Ask your child if she knows why the teacher wants to see you. Listen to your youngster carefully. Don't say anything that will lead him to think you blame the teacher and don't let him get away with blaming the teacher as an excuse for his behavior. Children need to learn to be responsible for their own actions.
Ask the teacher exactly what happened — you need to know the specific behavior, how frequently and under what circumstances it has occurred. This will give you an idea of the underlying cause. Listen to what the teacher has to say and ask what you can do to help. Indicate that you are most concerned with solving the problem and helping your child succeed in school.
Most all children misbehave at one time or another. Work with the teacher to assess the situation and decide on a plan to change the inappropriate behavior. If necessary, offer to meet again at a later date, to re-evaluate the situation and determine if the plan is working.
Review school policy and reinforce the values you have taught your child at home. Don't get angry. If you stay in control, your child will listen to you and feel secure. Tell your youngster calmly but firmly the behavior is unacceptable and you do not expect it to happen again. Again, you will want to keep the focus on her behavior. Do not allow your child to make excuses or distract you from the issue at hand. Be sure she understands the importance of not repeating the wrong behavior.

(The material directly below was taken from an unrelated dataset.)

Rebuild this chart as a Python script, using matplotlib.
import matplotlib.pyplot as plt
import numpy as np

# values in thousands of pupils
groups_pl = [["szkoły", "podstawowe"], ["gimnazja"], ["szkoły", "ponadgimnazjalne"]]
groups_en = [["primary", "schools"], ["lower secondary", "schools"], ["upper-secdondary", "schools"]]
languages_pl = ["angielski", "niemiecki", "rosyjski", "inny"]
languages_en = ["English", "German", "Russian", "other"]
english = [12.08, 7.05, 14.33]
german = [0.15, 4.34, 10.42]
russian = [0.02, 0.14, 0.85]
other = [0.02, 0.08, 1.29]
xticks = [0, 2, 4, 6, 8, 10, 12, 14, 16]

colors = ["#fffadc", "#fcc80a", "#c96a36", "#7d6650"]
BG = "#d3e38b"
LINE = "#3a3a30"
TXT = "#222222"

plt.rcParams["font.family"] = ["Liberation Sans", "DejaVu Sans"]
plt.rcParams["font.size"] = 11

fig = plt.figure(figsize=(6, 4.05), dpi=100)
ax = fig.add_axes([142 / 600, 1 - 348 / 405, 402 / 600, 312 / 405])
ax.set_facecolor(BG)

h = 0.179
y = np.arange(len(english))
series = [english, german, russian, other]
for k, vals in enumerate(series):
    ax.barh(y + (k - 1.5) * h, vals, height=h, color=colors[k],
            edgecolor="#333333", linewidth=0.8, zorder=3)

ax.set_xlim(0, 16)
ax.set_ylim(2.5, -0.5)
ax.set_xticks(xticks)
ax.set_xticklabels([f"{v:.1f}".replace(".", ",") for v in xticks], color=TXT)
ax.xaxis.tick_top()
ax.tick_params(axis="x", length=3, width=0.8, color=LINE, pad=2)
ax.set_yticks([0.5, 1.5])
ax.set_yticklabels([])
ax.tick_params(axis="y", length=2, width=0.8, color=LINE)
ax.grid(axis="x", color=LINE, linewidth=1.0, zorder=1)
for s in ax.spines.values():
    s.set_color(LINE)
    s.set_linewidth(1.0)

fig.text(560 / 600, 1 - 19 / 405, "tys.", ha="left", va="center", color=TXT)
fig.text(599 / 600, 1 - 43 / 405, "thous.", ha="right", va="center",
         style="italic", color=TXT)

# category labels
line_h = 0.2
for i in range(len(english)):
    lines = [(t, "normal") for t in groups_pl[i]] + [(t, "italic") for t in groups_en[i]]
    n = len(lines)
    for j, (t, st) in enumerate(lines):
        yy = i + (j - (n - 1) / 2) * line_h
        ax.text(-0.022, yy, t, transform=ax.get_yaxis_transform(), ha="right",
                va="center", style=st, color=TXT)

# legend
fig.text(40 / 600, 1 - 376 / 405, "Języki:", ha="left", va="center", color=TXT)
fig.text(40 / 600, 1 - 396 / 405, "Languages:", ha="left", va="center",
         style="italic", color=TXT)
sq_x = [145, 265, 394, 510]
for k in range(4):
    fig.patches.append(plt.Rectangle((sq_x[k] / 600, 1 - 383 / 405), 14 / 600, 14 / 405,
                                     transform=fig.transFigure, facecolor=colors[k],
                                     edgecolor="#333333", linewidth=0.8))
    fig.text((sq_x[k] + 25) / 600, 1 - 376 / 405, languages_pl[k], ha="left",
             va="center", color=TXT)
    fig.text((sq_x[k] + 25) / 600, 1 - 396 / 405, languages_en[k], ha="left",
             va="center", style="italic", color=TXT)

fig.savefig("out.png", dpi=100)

The best way to deal with behavior problems at school is to stop them before they start. Here are some steps you can take to help prevent problems at school.

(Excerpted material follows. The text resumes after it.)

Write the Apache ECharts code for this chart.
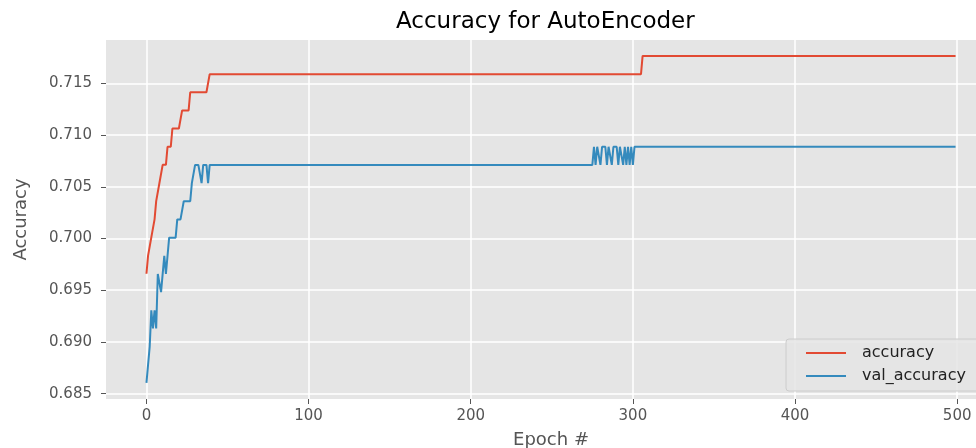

Ask for a conference early in the school year rather than waiting for conference invitation. Meeting early, before any problems arise, can help establish a good working relationship as well as provide an opportunity to inform teachers of any specific concerns that affect your child. If problems do arise, you and the teacher already know each other and will be more comfortable working together to help improve your child's behavior.

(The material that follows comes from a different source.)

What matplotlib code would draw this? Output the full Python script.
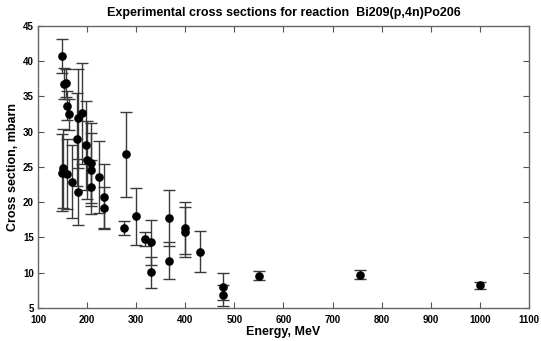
import matplotlib
matplotlib.use("Agg")
import matplotlib.pyplot as plt
import numpy as np

# energy (MeV), cross section (mbarn), error (mbarn)
energy = [149, 151, 149, 153, 158, 160, 164, 160, 169, 179, 181, 182, 189,
          198, 199, 209, 209, 209, 224, 235, 234, 275, 279, 299, 317, 330,
          330, 366, 366, 399, 399, 429, 477, 477, 550, 756, 1000]
sigma = [40.7, 24.8, 24.2, 36.8, 36.9, 33.7, 32.5, 24.0, 22.9, 28.9, 31.9,
         21.5, 32.6, 28.1, 26.0, 25.6, 24.6, 22.2, 23.6, 20.8, 19.2, 16.3,
         26.8, 18.0, 14.8, 14.3, 10.1, 17.8, 11.7, 16.4, 15.8, 13.0, 8.0,
         6.8, 9.6, 9.7, 8.2]
err = [2.4, 5.6, 5.5, 2.2, 2.0, 2.1, 2.2, 5.0, 5.2, 6.6, 7.0, 4.7, 7.2,
       6.3, 5.5, 5.7, 5.2, 3.8, 5.1, 4.6, 2.9, 1.0, 6.0, 4.0, 1.0, 3.2,
       2.2, 4.0, 2.6, 3.7, 3.5, 2.9, 1.9, 1.5, 0.6, 0.65, 0.5]

xticks = np.arange(100, 1101, 100)
yticks = np.arange(5, 46, 5)

plt.rcParams['font.family'] = ['Liberation Sans', 'DejaVu Sans']
plt.rcParams['font.weight'] = 'bold'

fig = plt.figure(figsize=(5.41, 3.41), dpi=100)
ax = fig.add_axes([0.0702, 0.0968, 0.9076, 0.827])

ax.errorbar(energy, sigma, yerr=err, fmt='o', color='black', ms=5.2,
            ecolor='#3a3a3a', elinewidth=1.0, capsize=4.5, capthick=1.0)

ax.set_xlim(100, 1100)
ax.set_ylim(5, 45)
ax.set_xticks(xticks)
ax.set_yticks(yticks)
ax.tick_params(direction='in', length=4, width=0.8, color='#555555',
               top=True, right=True, labelsize=7)
ax.tick_params(axis='x', pad=5)
ax.tick_params(axis='y', pad=3)
for lab in ax.get_xticklabels() + ax.get_yticklabels():
    lab.set_fontweight('bold')
for sp in ax.spines.values():
    sp.set_color('#666666')
    sp.set_linewidth(1.0)

ax.set_title('Experimental cross sections for reaction  Bi209(p,4n)Po206',
             fontsize=9, fontweight='bold', pad=7)
ax.set_xlabel('Energy, MeV', fontsize=9, fontweight='bold', labelpad=1)
ax.set_ylabel('Cross section, mbarn', fontsize=9, fontweight='bold', labelpad=3)

fig.savefig('out.png', dpi=100)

Children whose parents are often seen in the classroom, and on the school grounds, have fewer instances of misbehavior. Volunteering at your child's school can take many forms depending on your time and skills. Parent volunteers are often needed to help students practice their reading skills, or to copy off worksheets, perform recess duty or help supervise field trips.
Children are happy and proud when their parents come to school. Your involvement will help your child's school performance, decrease incidents of misbehavior and improve his status among his peers. If you work during the day, you might offer to serve refreshments at the PTA meeting or help with an after school homework clinic. The important thing is to provide some support for your child, the teacher and the school.
Remember, if the teacher says your child is misbehaving, chances are very high that your child is misbehaving! The issue may seem like a little thing to you, but it can be a big problem to a teacher with 20 to 30 other students in her class. It is to your youngster's benefit to always try to be understanding and helpful and work in conjunction with the teacher when problems occur at school.